What you should do
Leaving out every picture, quote the data below exactly as it appears.

Data segment

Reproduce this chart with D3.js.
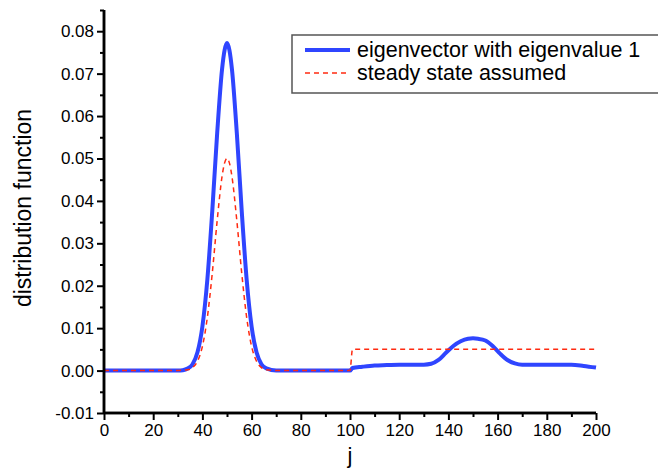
<!DOCTYPE html>
<html><head><meta charset="utf-8">
<script src="https://cdn.jsdelivr.net/npm/d3@7"></script>
<style>body{margin:0;background:#fff}svg{display:block;font-family:"Liberation Sans",Arial,sans-serif}</style>
</head><body>
<script>
const blueI = [0,30,32,34,36,38,40,42,44,46,48,49,50,51,52,54,56,58,60,62,64,66,70,100,101,105,110,115,120,125,130,133,136,139,142,145,148,150,152,155,158,161,164,167,170,175,180,185,190,195,200];
const blueV = [0,0,0.0001,0.0005,0.0015,0.0043,0.0104,0.0214,0.0375,0.0559,0.0711,0.0755,0.0772,0.0755,0.0711,0.0559,0.0375,0.0214,0.0104,0.0043,0.0015,0.0005,0,0,0.0006,0.0009,0.0012,0.0013,0.0014,0.0014,0.0014,0.0016,0.0025,0.0042,0.0058,0.0069,0.0075,0.0076,0.0075,0.0071,0.0058,0.0040,0.0025,0.0017,0.0014,0.0014,0.0014,0.0014,0.0014,0.0011,0.0007];
const redI = [0,30,32,34,36,38,40,42,44,46,48,49,50,51,52,54,56,58,60,62,64,66,70,100,101,200];
const redV = [0,0,0.0001,0.0002,0.0007,0.0022,0.0057,0.0125,0.0229,0.0353,0.0458,0.0489,0.0500,0.0489,0.0458,0.0353,0.0229,0.0125,0.0057,0.0022,0.0007,0.0002,0,0,0.0050,0.0050];
const xTicks = [0,20,40,60,80,100,120,140,160,180,200];
const yTicks = [-0.01,0,0.01,0.02,0.03,0.04,0.05,0.06,0.07,0.08];
const legendLabels = ["eigenvector with eigenvalue 1","steady state assumed"];
const xTitle = "j", yTitle = "distribution function";

const W=658,H=470;
const svg=d3.select("body").append("svg").attr("width",W).attr("height",H);
const x=d3.scaleLinear().domain([0,200]).range([104,596]);
const y=d3.scaleLinear().domain([-0.01,0.085]).range([413,10]);
const blueColor="#2f45ff", redColor="#ff2a10";

// curves
const line=d3.line().x(d=>x(d[0])).y(d=>y(d[1])).curve(d3.curveMonotoneX);
svg.append("path").datum(blueI.map((v,i)=>[v,blueV[i]])).attr("d",line)
  .attr("fill","none").attr("stroke",blueColor).attr("stroke-width",4).attr("stroke-linejoin","round");
svg.append("path").datum(redI.map((v,i)=>[v,redV[i]])).attr("d",line)
  .attr("fill","none").attr("stroke",redColor).attr("stroke-width",1.5).attr("stroke-dasharray","5,4");

// axes
const fs="17px";
const yFmt=d=>d3.format(".2f")(d).replace("−","-");
const xMinor=d3.range(10,200,20);
const gx=svg.append("g").attr("transform",`translate(0,${y(-0.01)})`);
gx.call(d3.axisBottom(x).tickValues(xTicks).tickFormat(d3.format("d")).tickSize(7).tickPadding(4));
gx.append("g").call(d3.axisBottom(x).tickValues(xMinor).tickFormat("").tickSize(4));
const gy=svg.append("g").attr("transform",`translate(${x(0)},0)`);
gy.call(d3.axisLeft(y).tickValues(yTicks).tickFormat(yFmt).tickSize(7).tickPadding(3));
gy.append("g").call(d3.axisLeft(y).tickValues(d3.range(-0.005,0.086,0.01)).tickFormat("").tickSize(4));
svg.selectAll(".domain").attr("stroke","#000").attr("stroke-width",2.5);
svg.selectAll(".tick line").attr("stroke","#000").attr("stroke-width",2);
svg.selectAll(".tick text").attr("font-size",fs).attr("font-family","Liberation Sans, Arial").attr("fill","#000");
gx.selectAll("path.domain").attr("d",`M${x(0)},0H${x(200)}`);
gy.selectAll("path.domain").attr("d",`M0,${y(0.085)}V${y(-0.01)}`);

// titles
svg.append("text").attr("x",350).attr("y",463).attr("text-anchor","middle").attr("font-size","22px").text(xTitle);
svg.append("text").attr("transform","translate(31,208) rotate(-90)").attr("text-anchor","middle").attr("font-size","23px").text(yTitle);

// legend
svg.append("rect").attr("x",292).attr("y",35).attr("width",400).attr("height",58).attr("fill","#fff").attr("stroke","#555").attr("stroke-width",1.5);
svg.append("line").attr("x1",305).attr("x2",350).attr("y1",50).attr("y2",50).attr("stroke",blueColor).attr("stroke-width",4);
svg.append("line").attr("x1",305).attr("x2",350).attr("y1",73).attr("y2",73).attr("stroke",redColor).attr("stroke-width",1.5).attr("stroke-dasharray","5,4");
svg.append("text").attr("x",357).attr("y",57).attr("font-size","21.5px").text(legendLabels[0]);
svg.append("text").attr("x",357).attr("y",80).attr("font-size","21.5px").text(legendLabels[1]);
</script>
</body></html>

Solution for this problem
Reproduce this chart with D3.js.
<!DOCTYPE html>
<html><head><meta charset="utf-8">
<script src="https://cdn.jsdelivr.net/npm/d3@7"></script>
<style>body{margin:0;background:#fff}svg{display:block;font-family:"Liberation Sans",Arial,sans-serif}</style>
</head><body>
<script>
const blueI = [0,30,32,34,36,38,40,42,44,46,48,49,50,51,52,54,56,58,60,62,64,66,70,100,101,105,110,115,120,125,130,133,136,139,142,145,148,150,152,155,158,161,164,167,170,175,180,185,190,195,200];
const blueV = [0,0,0.0001,0.0005,0.0015,0.0043,0.0104,0.0214,0.0375,0.0559,0.0711,0.0755,0.0772,0.0755,0.0711,0.0559,0.0375,0.0214,0.0104,0.0043,0.0015,0.0005,0,0,0.0006,0.0009,0.0012,0.0013,0.0014,0.0014,0.0014,0.0016,0.0025,0.0042,0.0058,0.0069,0.0075,0.0076,0.0075,0.0071,0.0058,0.0040,0.0025,0.0017,0.0014,0.0014,0.0014,0.0014,0.0014,0.0011,0.0007];
const redI = [0,30,32,34,36,38,40,42,44,46,48,49,50,51,52,54,56,58,60,62,64,66,70,100,101,200];
const redV = [0,0,0.0001,0.0002,0.0007,0.0022,0.0057,0.0125,0.0229,0.0353,0.0458,0.0489,0.0500,0.0489,0.0458,0.0353,0.0229,0.0125,0.0057,0.0022,0.0007,0.0002,0,0,0.0050,0.0050];
const xTicks = [0,20,40,60,80,100,120,140,160,180,200];
const yTicks = [-0.01,0,0.01,0.02,0.03,0.04,0.05,0.06,0.07,0.08];
const legendLabels = ["eigenvector with eigenvalue 1","steady state assumed"];
const xTitle = "j", yTitle = "distribution function";

const W=658,H=470;
const svg=d3.select("body").append("svg").attr("width",W).attr("height",H);
const x=d3.scaleLinear().domain([0,200]).range([104,596]);
const y=d3.scaleLinear().domain([-0.01,0.085]).range([413,10]);
const blueColor="#2f45ff", redColor="#ff2a10";

// curves
const line=d3.line().x(d=>x(d[0])).y(d=>y(d[1])).curve(d3.curveMonotoneX);
svg.append("path").datum(blueI.map((v,i)=>[v,blueV[i]])).attr("d",line)
  .attr("fill","none").attr("stroke",blueColor).attr("stroke-width",4).attr("stroke-linejoin","round");
svg.append("path").datum(redI.map((v,i)=>[v,redV[i]])).attr("d",line)
  .attr("fill","none").attr("stroke",redColor).attr("stroke-width",1.5).attr("stroke-dasharray","5,4");

// axes
const fs="17px";
const yFmt=d=>d3.format(".2f")(d).replace("−","-");
const xMinor=d3.range(10,200,20);
const gx=svg.append("g").attr("transform",`translate(0,${y(-0.01)})`);
gx.call(d3.axisBottom(x).tickValues(xTicks).tickFormat(d3.format("d")).tickSize(7).tickPadding(4));
gx.append("g").call(d3.axisBottom(x).tickValues(xMinor).tickFormat("").tickSize(4));
const gy=svg.append("g").attr("transform",`translate(${x(0)},0)`);
gy.call(d3.axisLeft(y).tickValues(yTicks).tickFormat(yFmt).tickSize(7).tickPadding(3));
gy.append("g").call(d3.axisLeft(y).tickValues(d3.range(-0.005,0.086,0.01)).tickFormat("").tickSize(4));
svg.selectAll(".domain").attr("stroke","#000").attr("stroke-width",2.5);
svg.selectAll(".tick line").attr("stroke","#000").attr("stroke-width",2);
svg.selectAll(".tick text").attr("font-size",fs).attr("font-family","Liberation Sans, Arial").attr("fill","#000");
gx.selectAll("path.domain").attr("d",`M${x(0)},0H${x(200)}`);
gy.selectAll("path.domain").attr("d",`M0,${y(0.085)}V${y(-0.01)}`);

// titles
svg.append("text").attr("x",350).attr("y",463).attr("text-anchor","middle").attr("font-size","22px").text(xTitle);
svg.append("text").attr("transform","translate(31,208) rotate(-90)").attr("text-anchor","middle").attr("font-size","23px").text(yTitle);

// legend
svg.append("rect").attr("x",292).attr("y",35).attr("width",400).attr("height",58).attr("fill","#fff").attr("stroke","#555").attr("stroke-width",1.5);
svg.append("line").attr("x1",305).attr("x2",350).attr("y1",50).attr("y2",50).attr("stroke",blueColor).attr("stroke-width",4);
svg.append("line").attr("x1",305).attr("x2",350).attr("y1",73).attr("y2",73).attr("stroke",redColor).attr("stroke-width",1.5).attr("stroke-dasharray","5,4");
svg.append("text").attr("x",357).attr("y",57).attr("font-size","21.5px").text(legendLabels[0]);
svg.append("text").attr("x",357).attr("y",80).attr("font-size","21.5px").text(legendLabels[1]);
</script>
</body></html>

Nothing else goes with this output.